Supplied information:
+-------+
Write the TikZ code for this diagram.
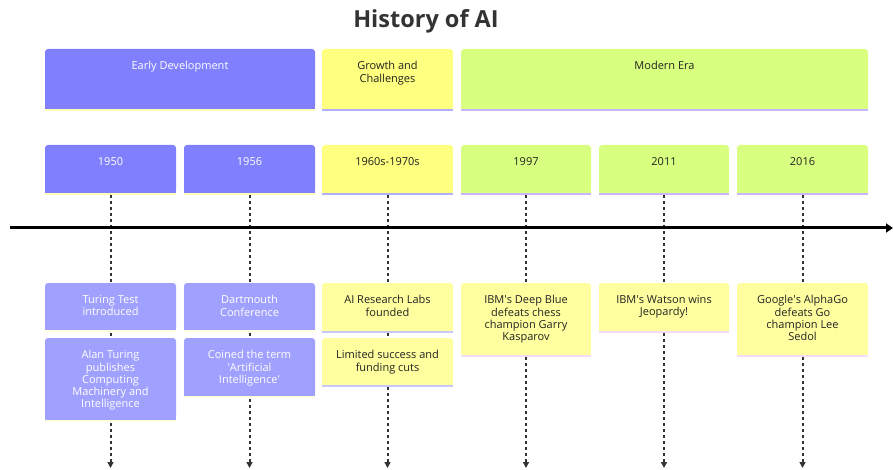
\documentclass[tikz,border=0pt]{standalone}
\usepackage{fontspec}
\setmainfont{Open Sans}
\usetikzlibrary{arrows.meta,backgrounds}
\definecolor{purSec}{HTML}{8080FF}
\definecolor{purEv}{HTML}{A0A0FF}
\definecolor{yelSec}{HTML}{FFFF80}
\definecolor{yelEv}{HTML}{FFFFA0}
\definecolor{grnSec}{HTML}{D9FF80}
\definecolor{lnPur}{HTML}{FFFFB8}
\definecolor{lnPurEv}{HTML}{FFFFE0}
\definecolor{lnYel}{HTML}{B0B0FF}
\definecolor{lnYelEv}{HTML}{C8C8FF}
\definecolor{lnGrn}{HTML}{C8B4FF}
\definecolor{lnModEv}{HTML}{F3DCFF}
\definecolor{darktxt}{HTML}{222222}
\definecolor{titletxt}{HTML}{333333}
\definecolor{dashcol}{HTML}{333333}
\tikzset{
  tlshape/.style={rectangle, rounded corners=3pt, inner sep=0pt, outer sep=0pt, draw=none},
  tltext/.style={inner sep=0pt, outer sep=0pt, align=center, font=\fontsize{11}{12.2}\selectfont},
  tldash/.style={draw=dashcol, line width=2pt, dash pattern=on 3pt off 3pt, -{Triangle[length=6pt,width=6pt]}},
  tlaxis/.style={draw=black, line width=3pt, -{Triangle[length=7pt,width=9pt]}},
}
% name, x, y, w, h, fill, line, textcolour, text
\newcommand{\tlbox}[9]{%
  \node[tlshape, fill=#6, minimum width=#4pt, minimum height=#5pt, anchor=north west] (#1) at (#2,#3) {};
  \fill[#6] ([yshift=4pt]#1.south west) rectangle (#1.south east);
  \draw[#7, line width=2pt] ([yshift=-1pt]#1.south west) -- ([yshift=-1pt]#1.south east);
  \node[tltext, text=#8, anchor=north] (#1-t) at ([yshift=-12.5pt]#1.north) {#9};
}
\newcommand{\q}{\textquotesingle}
\begin{document}
\begin{tikzpicture}[x=1pt,y=-1pt]
\useasboundingbox (0,0) rectangle (893,470);
\node[font=\bfseries\fontsize{23.5}{28}\selectfont, text=titletxt, anchor=base, inner sep=0pt] (title) at (426,28) {History of AI};
% sections
\tlbox{s1}{45}{49}{270}{60}{purSec}{lnPur}{white}{Early Development}
\tlbox{s2}{322}{49}{131}{60}{yelSec}{lnYel}{darktxt}{Growth and\\Challenges}
\tlbox{s3}{461}{49}{407}{60}{grnSec}{lnGrn}{darktxt}{Modern Era}
% years
\tlbox{y1}{45}{145}{131}{48}{purSec}{lnPur}{white}{1950}
\tlbox{y2}{184}{145}{131}{48}{purSec}{lnPur}{white}{1956}
\tlbox{y3}{322}{145}{131}{48}{yelSec}{lnYel}{darktxt}{1960s-1970s}
\tlbox{y4}{461}{145}{130}{48}{grnSec}{lnGrn}{darktxt}{1997}
\tlbox{y5}{599}{145}{130}{48}{grnSec}{lnGrn}{darktxt}{2011}
\tlbox{y6}{737}{145}{131}{48}{grnSec}{lnGrn}{darktxt}{2016}
% end coordinates
\coordinate (b1) at (y1.south |- 0,468);
\coordinate (b2) at (y2.south |- 0,468);
\coordinate (b3) at (y3.south |- 0,468);
\coordinate (b4) at (y4.south |- 0,468);
\coordinate (b5) at (y5.south |- 0,468);
\coordinate (b6) at (y6.south |- 0,468);
\begin{pgfonlayer}{background}
\foreach \i in {1,...,6} { \draw[tldash] ([yshift=-2pt]y\i.south) -- (b\i); }
\end{pgfonlayer}
% axis
\coordinate (axL) at (10,228);
\coordinate (axR) at (893,228);
\draw[tlaxis] (axL) -- (axR);
% events
\tlbox{e1a}{45}{283}{131}{47}{purEv}{lnPurEv}{white}{Turing Test\\introduced}
\tlbox{e1b}{45}{338}{131}{82}{purEv}{lnPurEv}{white}{Alan Turing\\publishes\\Computing\\Machinery and\\Intelligence}
\tlbox{e2a}{184}{283}{131}{47}{purEv}{lnPurEv}{white}{Dartmouth\\Conference}
\tlbox{e2b}{184}{338}{131}{58}{purEv}{lnPurEv}{white}{Coined the term\\\q Artificial\\Intelligence\q}
\tlbox{e3a}{322}{283}{131}{48}{yelEv}{lnYelEv}{darktxt}{AI Research Labs\\founded}
\tlbox{e3b}{322}{338}{131}{47}{yelEv}{lnYelEv}{darktxt}{Limited success and\\funding cuts}
\tlbox{e4a}{461}{283}{130}{72}{yelEv}{lnModEv}{darktxt}{IBM\q s Deep Blue\\defeats chess\\champion Garry\\Kasparov}
\tlbox{e5a}{599}{283}{130}{48}{yelEv}{lnModEv}{darktxt}{IBM\q s Watson wins\\Jeopardy!}
\tlbox{e6a}{737}{283}{131}{72}{yelEv}{lnModEv}{darktxt}{Google\q s AlphaGo\\defeats Go\\champion Lee\\Sedol}
\end{tikzpicture}
\end{document}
+-------+
Stated exercise:
Quote every line word for word and keep the images out of the copy.

Answer for the task:
Write the TikZ code for this diagram.
\documentclass[tikz,border=0pt]{standalone}
\usepackage{fontspec}
\setmainfont{Open Sans}
\usetikzlibrary{arrows.meta,backgrounds}
\definecolor{purSec}{HTML}{8080FF}
\definecolor{purEv}{HTML}{A0A0FF}
\definecolor{yelSec}{HTML}{FFFF80}
\definecolor{yelEv}{HTML}{FFFFA0}
\definecolor{grnSec}{HTML}{D9FF80}
\definecolor{lnPur}{HTML}{FFFFB8}
\definecolor{lnPurEv}{HTML}{FFFFE0}
\definecolor{lnYel}{HTML}{B0B0FF}
\definecolor{lnYelEv}{HTML}{C8C8FF}
\definecolor{lnGrn}{HTML}{C8B4FF}
\definecolor{lnModEv}{HTML}{F3DCFF}
\definecolor{darktxt}{HTML}{222222}
\definecolor{titletxt}{HTML}{333333}
\definecolor{dashcol}{HTML}{333333}
\tikzset{
  tlshape/.style={rectangle, rounded corners=3pt, inner sep=0pt, outer sep=0pt, draw=none},
  tltext/.style={inner sep=0pt, outer sep=0pt, align=center, font=\fontsize{11}{12.2}\selectfont},
  tldash/.style={draw=dashcol, line width=2pt, dash pattern=on 3pt off 3pt, -{Triangle[length=6pt,width=6pt]}},
  tlaxis/.style={draw=black, line width=3pt, -{Triangle[length=7pt,width=9pt]}},
}
% name, x, y, w, h, fill, line, textcolour, text
\newcommand{\tlbox}[9]{%
  \node[tlshape, fill=#6, minimum width=#4pt, minimum height=#5pt, anchor=north west] (#1) at (#2,#3) {};
  \fill[#6] ([yshift=4pt]#1.south west) rectangle (#1.south east);
  \draw[#7, line width=2pt] ([yshift=-1pt]#1.south west) -- ([yshift=-1pt]#1.south east);
  \node[tltext, text=#8, anchor=north] (#1-t) at ([yshift=-12.5pt]#1.north) {#9};
}
\newcommand{\q}{\textquotesingle}
\begin{document}
\begin{tikzpicture}[x=1pt,y=-1pt]
\useasboundingbox (0,0) rectangle (893,470);
\node[font=\bfseries\fontsize{23.5}{28}\selectfont, text=titletxt, anchor=base, inner sep=0pt] (title) at (426,28) {History of AI};
% sections
\tlbox{s1}{45}{49}{270}{60}{purSec}{lnPur}{white}{Early Development}
\tlbox{s2}{322}{49}{131}{60}{yelSec}{lnYel}{darktxt}{Growth and\\Challenges}
\tlbox{s3}{461}{49}{407}{60}{grnSec}{lnGrn}{darktxt}{Modern Era}
% years
\tlbox{y1}{45}{145}{131}{48}{purSec}{lnPur}{white}{1950}
\tlbox{y2}{184}{145}{131}{48}{purSec}{lnPur}{white}{1956}
\tlbox{y3}{322}{145}{131}{48}{yelSec}{lnYel}{darktxt}{1960s-1970s}
\tlbox{y4}{461}{145}{130}{48}{grnSec}{lnGrn}{darktxt}{1997}
\tlbox{y5}{599}{145}{130}{48}{grnSec}{lnGrn}{darktxt}{2011}
\tlbox{y6}{737}{145}{131}{48}{grnSec}{lnGrn}{darktxt}{2016}
% end coordinates
\coordinate (b1) at (y1.south |- 0,468);
\coordinate (b2) at (y2.south |- 0,468);
\coordinate (b3) at (y3.south |- 0,468);
\coordinate (b4) at (y4.south |- 0,468);
\coordinate (b5) at (y5.south |- 0,468);
\coordinate (b6) at (y6.south |- 0,468);
\begin{pgfonlayer}{background}
\foreach \i in {1,...,6} { \draw[tldash] ([yshift=-2pt]y\i.south) -- (b\i); }
\end{pgfonlayer}
% axis
\coordinate (axL) at (10,228);
\coordinate (axR) at (893,228);
\draw[tlaxis] (axL) -- (axR);
% events
\tlbox{e1a}{45}{283}{131}{47}{purEv}{lnPurEv}{white}{Turing Test\\introduced}
\tlbox{e1b}{45}{338}{131}{82}{purEv}{lnPurEv}{white}{Alan Turing\\publishes\\Computing\\Machinery and\\Intelligence}
\tlbox{e2a}{184}{283}{131}{47}{purEv}{lnPurEv}{white}{Dartmouth\\Conference}
\tlbox{e2b}{184}{338}{131}{58}{purEv}{lnPurEv}{white}{Coined the term\\\q Artificial\\Intelligence\q}
\tlbox{e3a}{322}{283}{131}{48}{yelEv}{lnYelEv}{darktxt}{AI Research Labs\\founded}
\tlbox{e3b}{322}{338}{131}{47}{yelEv}{lnYelEv}{darktxt}{Limited success and\\funding cuts}
\tlbox{e4a}{461}{283}{130}{72}{yelEv}{lnModEv}{darktxt}{IBM\q s Deep Blue\\defeats chess\\champion Garry\\Kasparov}
\tlbox{e5a}{599}{283}{130}{48}{yelEv}{lnModEv}{darktxt}{IBM\q s Watson wins\\Jeopardy!}
\tlbox{e6a}{737}{283}{131}{72}{yelEv}{lnModEv}{darktxt}{Google\q s AlphaGo\\defeats Go\\champion Lee\\Sedol}
\end{tikzpicture}
\end{document}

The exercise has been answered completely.